Medical Faculties, Diego Portales University

| | Chile |
| Architecture |


012-2 The Medical Faculties of the Diego Portales University in Santiago, Chile, completed in 2004 on an already densely built island block, had to follow the orientation of the existing listed buildings. The project also aimed to relate new and older buildings via the intervening outdoor areas, ensuring spatial organisation and rationalisation. Accordingly, the open spaces were modulated to facilitate access and ground level circulation flows. The resultant “visual permeability” – says Mathias Klotz – “brings light to places where light doesn’t go”.
The built surface area requirement was 8.000 sqm, not counting external distribution connections, on only 1.500 sqm. Administration and Dean’s offices, classrooms and laboratories for Dentistry and Medical teaching all had to be incorporated in a rational complex.
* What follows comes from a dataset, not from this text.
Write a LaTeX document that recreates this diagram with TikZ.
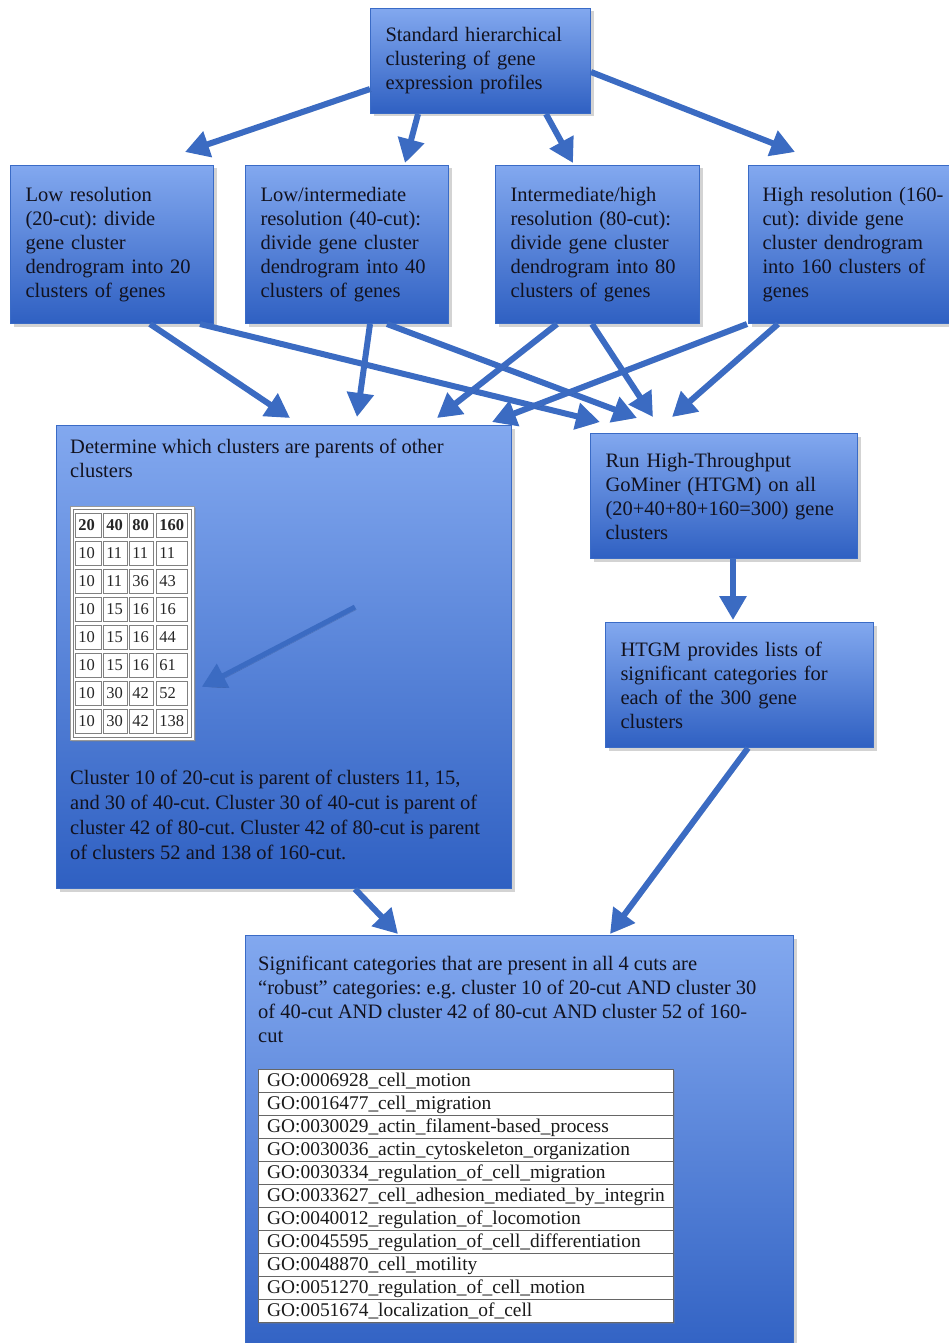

These three functions were each assigned a building. The historical building giving onto the street and marking the access to the whole complex now houses administrative functions. The Faculty of Dentistry was located in a new building set behind an existing street-front façade, and developed perpendicularly towards the centre of the compound. The new Faculty of Medicine building was located in the central part of the area.
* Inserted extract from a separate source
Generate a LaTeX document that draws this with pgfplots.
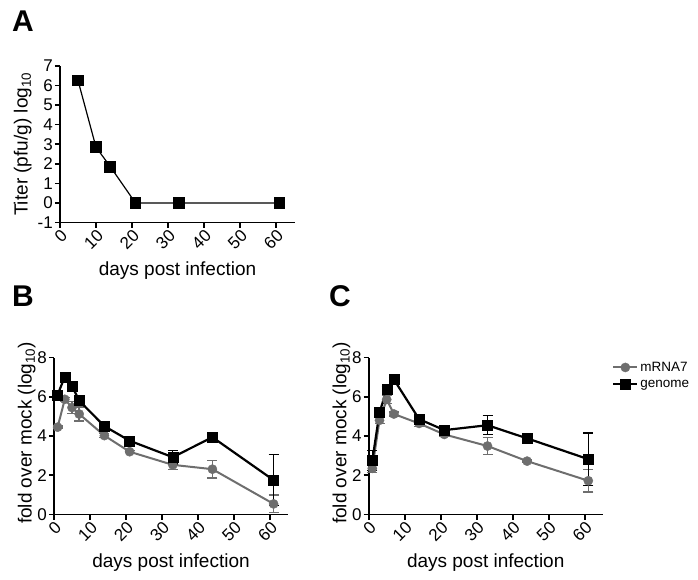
\documentclass[border=0pt]{standalone}
\usepackage{pgfplots}
\pgfplotsset{compat=1.18}
\usepackage{fontspec}
\setmainfont{Liberation Sans}
\definecolor{mgray}{RGB}{110,110,110}
\pgfplotsset{
  gp/.style={
    scale only axis, axis lines*=left,
    axis line style={line width=1.6pt, -},
    tick align=outside, major tick length=5pt,
    every tick/.style={line width=1.6pt, black},
    tick label style={font=\fontsize{17}{17}\selectfont},
    /pgf/number format/assume math mode=true,
    label style={font=\fontsize{19}{19}\selectfont, inner sep=0pt},
    xticklabel style={rotate=45, anchor=north east, inner sep=0.5pt},
    yticklabel style={inner sep=2pt},
    xtick={0,10,...,60}, xmin=0, clip=false,
    xlabel={days post infection},
    xlabel style={at={(axis description cs:0.5,-0.335)}, anchor=base},
  },
  gen/.style={black, line width=2.2pt, mark=square*, mark size=5pt, mark options={solid, line width=0.4pt},
    error bars/.cd, y dir=both, y explicit,
    error bar style={line width=1.4pt, black},
    error mark options={rotate=90, black, mark size=5pt, line width=1.4pt}},
  mrna/.style={mgray, line width=2pt, mark=*, mark size=4.6pt, mark options={solid, line width=0.4pt},
    error bars/.cd, y dir=both, y explicit,
    error bar style={line width=1.4pt, mgray},
    error mark options={rotate=90, mgray, mark size=5pt, line width=1.4pt}},
}
\pgfplotstableread{
x y
5 6.25
10 2.85
14 1.85
21 0
33 0
61 0
}\titer
\pgfplotstableread{
x y e
1 6.10 0.10
3 7.02 0.20
5 6.55 0.20
7 5.80 0.20
14 4.50 0.15
21 3.76 0.10
33 2.92 0.35
44 3.94 0.10
61 1.75 1.30
}\Bgen
\pgfplotstableread{
x y e
1 4.45 0.05
3 5.87 0.10
5 5.45 0.30
7 5.12 0.35
14 4.02 0.10
21 3.20 0.05
33 2.53 0.23
44 2.31 0.45
61 0.54 0.45
}\Bmrna
\pgfplotstableread{
x y e
1 2.75 0.50
3 5.19 0.15
5 6.37 0.15
7 6.88 0.10
14 4.86 0.25
21 4.30 0.25
33 4.55 0.48
44 3.88 0.15
61 2.82 1.34
}\Cgen
\pgfplotstableread{
x y e
1 2.35 0.20
3 4.80 0.15
5 5.86 0.20
7 5.12 0.10
14 4.64 0.15
21 4.08 0.10
33 3.49 0.42
44 2.72 0.05
61 1.72 0.57
}\Cmrna
\begin{document}
\begin{tikzpicture}
\path[use as bounding box] (0,0) rectangle (698pt,579pt);
% Panel A
\begin{axis}[gp, at={(60pt,356.3pt)}, anchor=south west,
  width=235pt, height=157pt, xmax=65.3, ymin=-1, ymax=7, ytick={-1,0,...,7},
  ylabel={Titer (pfu/g) log\textsubscript{10}},
  ylabel style={at={(axis description cs:-0.12,0.5)}, anchor=south}]
\addplot[black, line width=1.2pt, mark=square*, mark size=5.3pt, mark options={solid}] table[x=x,y=y] {\titer};
\end{axis}
% Panel B
\begin{axis}[gp, at={(54pt,64.5pt)}, anchor=south west,
  width=234pt, height=157pt, xmax=65, ymin=0, ymax=8, ytick={0,2,...,8},
  ylabel={fold over mock (log\textsubscript{10})},
  ylabel style={at={(axis description cs:-0.078,0.52)}, anchor=south}]
\addplot[mrna] table[x=x,y=y,y error=e] {\Bmrna};
\addplot[gen] table[x=x,y=y,y error=e] {\Bgen};
\end{axis}
% Panel C
\begin{axis}[gp, at={(368.7pt,64.5pt)}, anchor=south west,
  width=234pt, height=157pt, xmax=65, ymin=0, ymax=8, ytick={0,2,...,8},
  ylabel={fold over mock (log\textsubscript{10})},
  ylabel style={at={(axis description cs:-0.078,0.52)}, anchor=south},
  legend style={at={(axis description cs:1.04,0.985)}, anchor=north west, draw=none, fill=none,
    font=\fontsize{13.5}{13.5}\selectfont, row sep=3pt, inner sep=0pt},
  legend cell align=left,
  legend image code/.code={\draw[mark repeat=2,mark phase=2,#1] plot coordinates {(0pt,0pt)(12pt,0pt)(24pt,0pt)};}]
\addplot[mrna] table[x=x,y=y,y error=e] {\Cmrna};
\addlegendentry{mRNA7}
\addplot[gen] table[x=x,y=y,y error=e] {\Cgen};
\addlegendentry{genome}
\end{axis}
% panel letters
\node[font=\fontsize{30}{30}\selectfont\bfseries, anchor=base west, inner sep=0pt] at (12pt,547.3pt) {A};
\node[font=\fontsize{30}{30}\selectfont\bfseries, anchor=base west, inner sep=0pt] at (12pt,272.3pt) {B};
\node[font=\fontsize{30}{30}\selectfont\bfseries, anchor=base west, inner sep=0pt] at (329pt,272.3pt) {C};
\end{tikzpicture}
\end{document}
The large expanses of reflective glass helps to “dematerialise” the building’s vertical development, reducing contrast with surrounding structures while still asserting its distinctive character.
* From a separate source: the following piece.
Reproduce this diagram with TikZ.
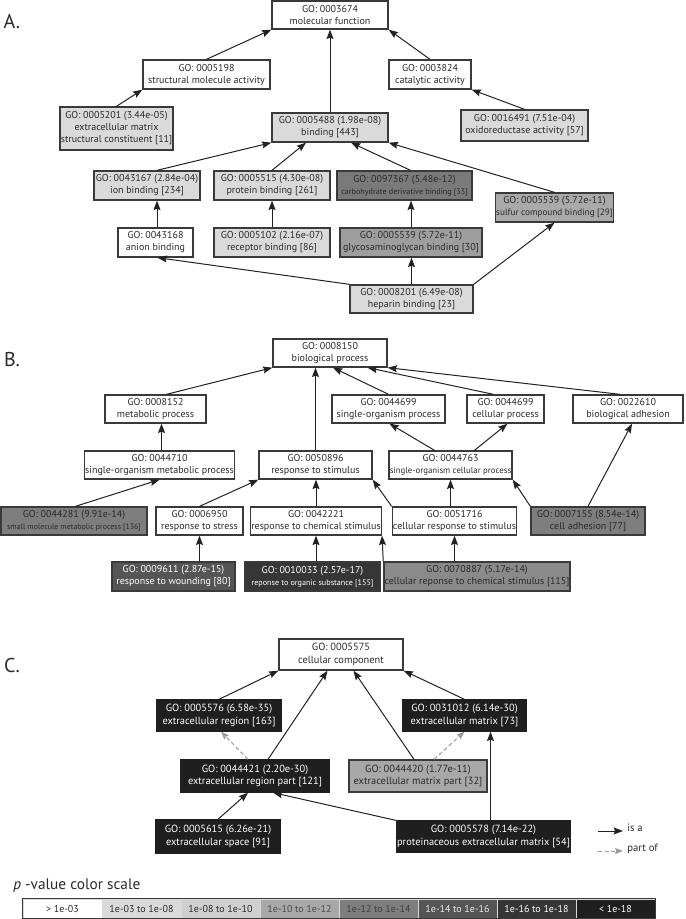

Two open spaces relate the new building to the existing ones. In the first central area, a tall, elegant structure connects the Faculties of Medicine and Communication, and shields the laboratories along the west façade of the Medical Faculty. The result is an imposing, yet welcoming outdoor atrium. The other connecting structure lies between the new construction and the old listed building. Virtually a huge void, seven storeys high and reaching underground, it is broken at ground and fifth floor level by horizontal metal grid constructions connecting the two buildings. A physical connection that implicitly refers to the two buildings’ functional links, the older building also housing Medical Faculty offices and classrooms. Although providing vertical and horizontal communication paths, this essentially empty structure allows daylight to enter both buildings. The more public spaces like the library and cafeteria look out onto the metal grid.
The Faculty of Dentistry stands apart as befits a clinic open to the public. The façade giving on to the inner court echoes the other glazed fronts, however.